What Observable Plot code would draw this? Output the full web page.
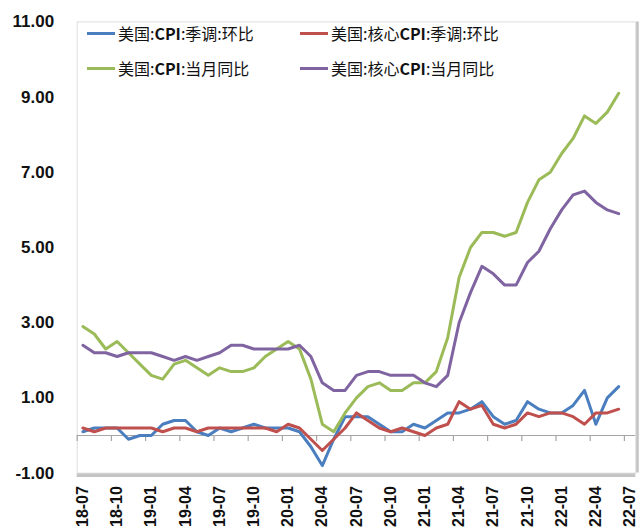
<!DOCTYPE html>
<html>
<head>
<meta charset="utf-8">
<script src="https://cdn.jsdelivr.net/npm/d3@7"></script>
<script src="https://cdn.jsdelivr.net/npm/@observablehq/plot@0.6"></script>
<style>
  html, body { margin: 0; padding: 0; background: #fff; }
  #wrap { position: relative; width: 640px; height: 531px; }
  #legend { position: absolute; left: 0; top: 0; width: 640px; height: 100px; pointer-events: none;
    font-family: "Noto Sans CJK SC", sans-serif; font-size: 16px; color: #111; }
  .item { position: absolute; display: flex; align-items: center; white-space: nowrap; }
  .sw { display: inline-block; width: 28px; height: 3px; margin-right: 3px; }
</style>
</head>
<body>
<div id="wrap">
  <div id="chart"></div>
  <div id="legend"></div>
</div>
<script>
// Month labels on the category axis (every 3 months)
const tickLabels = ["18-07","18-10","19-01","19-04","19-07","19-10","20-01","20-04","20-07","20-10","21-01","21-04","21-07","21-10","22-01","22-04","22-07"];
const categoryCount = 49; // 2018-07 .. 2022-07

const seriesNames = ["美国:CPI:季调:环比", "美国:核心CPI:季调:环比", "美国:CPI:当月同比", "美国:核心CPI:当月同比"];
const seriesColors = ["#4a7ebf", "#c0504d", "#9bbb59", "#8064a2"];

// 2018-07 .. 2022-06 (48 months)
const cpiMoM = [0.1,0.2,0.2,0.2,-0.1,0.0,0.0,0.3,0.4,0.4,0.1,0.0,
                0.2,0.1,0.2,0.3,0.2,0.2,0.2,0.1,-0.3,-0.8,-0.1,0.5,
                0.5,0.5,0.3,0.1,0.1,0.3,0.2,0.4,0.6,0.6,0.7,0.9,
                0.5,0.3,0.4,0.9,0.7,0.6,0.6,0.8,1.2,0.3,1.0,1.3];
const coreMoM = [0.2,0.1,0.2,0.2,0.2,0.2,0.2,0.1,0.2,0.2,0.1,0.2,
                 0.2,0.2,0.2,0.2,0.2,0.1,0.3,0.2,-0.1,-0.4,-0.1,0.2,
                 0.6,0.4,0.2,0.1,0.2,0.1,0.0,0.2,0.3,0.9,0.7,0.8,
                 0.3,0.2,0.3,0.6,0.5,0.6,0.6,0.5,0.3,0.6,0.6,0.7];
const cpiYoY = [2.9,2.7,2.3,2.5,2.2,1.9,1.6,1.5,1.9,2.0,1.8,1.6,
                1.8,1.7,1.7,1.8,2.1,2.3,2.5,2.3,1.5,0.3,0.1,0.6,
                1.0,1.3,1.4,1.2,1.2,1.4,1.4,1.7,2.6,4.2,5.0,5.4,
                5.4,5.3,5.4,6.2,6.8,7.0,7.5,7.9,8.5,8.3,8.6,9.1];
const coreYoY = [2.4,2.2,2.2,2.1,2.2,2.2,2.2,2.1,2.0,2.1,2.0,2.1,
                 2.2,2.4,2.4,2.3,2.3,2.3,2.3,2.4,2.1,1.4,1.2,1.2,
                 1.6,1.7,1.7,1.6,1.6,1.6,1.4,1.3,1.6,3.0,3.8,4.5,
                 4.3,4.0,4.0,4.6,4.9,5.5,6.0,6.4,6.5,6.2,6.0,5.9];

const yTicks = [-1, 1, 3, 5, 7, 9, 11];

const allSeries = [cpiMoM, coreMoM, cpiYoY, coreYoY];
const rows = allSeries.flatMap((vals, s) => vals.map((v, i) => ({x: i + 0.5, y: v, s})));
const tickPos = tickLabels.map((_, k) => k * 3);
const labelRows = tickLabels.map((t, k) => ({x: k * 3 + 0.5, t}));

const chart = Plot.plot({
  width: 640,
  height: 531,
  marginLeft: 76.7,
  marginRight: 4.7,
  marginTop: 21.4,
  marginBottom: 58.4,
  x: {domain: [0, categoryCount], axis: null},
  y: {domain: [-1, 11], axis: null},
  marks: [
    Plot.ruleY([-1], {stroke: "#c4c4c4", strokeWidth: 4, dy: 2}),
    Plot.ruleX([categoryCount], {stroke: "#c4c4c4", strokeWidth: 3, dx: 1.5}),
    Plot.frame({stroke: "#dedede"}),
    Plot.ruleY([0], {stroke: "#a6a6a6", strokeWidth: 1.2}),
    Plot.ruleX(tickPos, {y1: 0, y2: 0, insetBottom: -6, stroke: "#a6a6a6", strokeWidth: 1.2}),
    ...allSeries.map((vals, s) =>
      Plot.line(rows.filter(r => r.s === s), {x: "x", y: "y", stroke: seriesColors[s], strokeWidth: 3, strokeLinejoin: "round", strokeLinecap: "round"})
    ),
    Plot.axisY(yTicks, {label: null, tickSize: 0, tickPadding: 23, tickFormat: d => d.toFixed(2), fontSize: 17, fontWeight: "bold", fontFamily: "Liberation Sans, Arial, sans-serif", fill: "#111"}),
    Plot.text(labelRows, {x: "x", frameAnchor: "bottom", text: "t", rotate: -90, textAnchor: "end", lineAnchor: "middle", dy: 13, fontSize: 16, fontWeight: "bold", fontFamily: "Liberation Sans, Arial, sans-serif", fill: "#111"})
  ]
});
document.getElementById("chart").appendChild(chart);

// Legend (2 x 2 inside the plot area)
const legendPos = [[87, 33], [300, 33], [87, 68], [300, 68]];
const legend = document.getElementById("legend");
seriesNames.forEach((name, s) => {
  const d = document.createElement("div");
  d.className = "item";
  d.style.left = legendPos[s][0] + "px";
  d.style.top = (legendPos[s][1] - 12) + "px";
  d.style.height = "24px";
  const sw = document.createElement("span");
  sw.className = "sw";
  sw.style.background = seriesColors[s];
  d.appendChild(sw);
  const t = document.createElement("span");
  t.innerHTML = name.replace("CPI", "<b>CPI</b>");
  d.appendChild(t);
  legend.appendChild(d);
});
</script>
</body>
</html>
□ □ □
Restate only the lines running from the start of the material above through the line containing "const categoryCount = 49;", ends included. No pictures.

What Observable Plot code would draw this? Output the full web page.
<!DOCTYPE html>
<html>
<head>
<meta charset="utf-8">
<script src="https://cdn.jsdelivr.net/npm/d3@7"></script>
<script src="https://cdn.jsdelivr.net/npm/@observablehq/plot@0.6"></script>
<style>
  html, body { margin: 0; padding: 0; background: #fff; }
  #wrap { position: relative; width: 640px; height: 531px; }
  #legend { position: absolute; left: 0; top: 0; width: 640px; height: 100px; pointer-events: none;
    font-family: "Noto Sans CJK SC", sans-serif; font-size: 16px; color: #111; }
  .item { position: absolute; display: flex; align-items: center; white-space: nowrap; }
  .sw { display: inline-block; width: 28px; height: 3px; margin-right: 3px; }
</style>
</head>
<body>
<div id="wrap">
  <div id="chart"></div>
  <div id="legend"></div>
</div>
<script>
// Month labels on the category axis (every 3 months)
const tickLabels = ["18-07","18-10","19-01","19-04","19-07","19-10","20-01","20-04","20-07","20-10","21-01","21-04","21-07","21-10","22-01","22-04","22-07"];
const categoryCount = 49; // 2018-07 .. 2022-07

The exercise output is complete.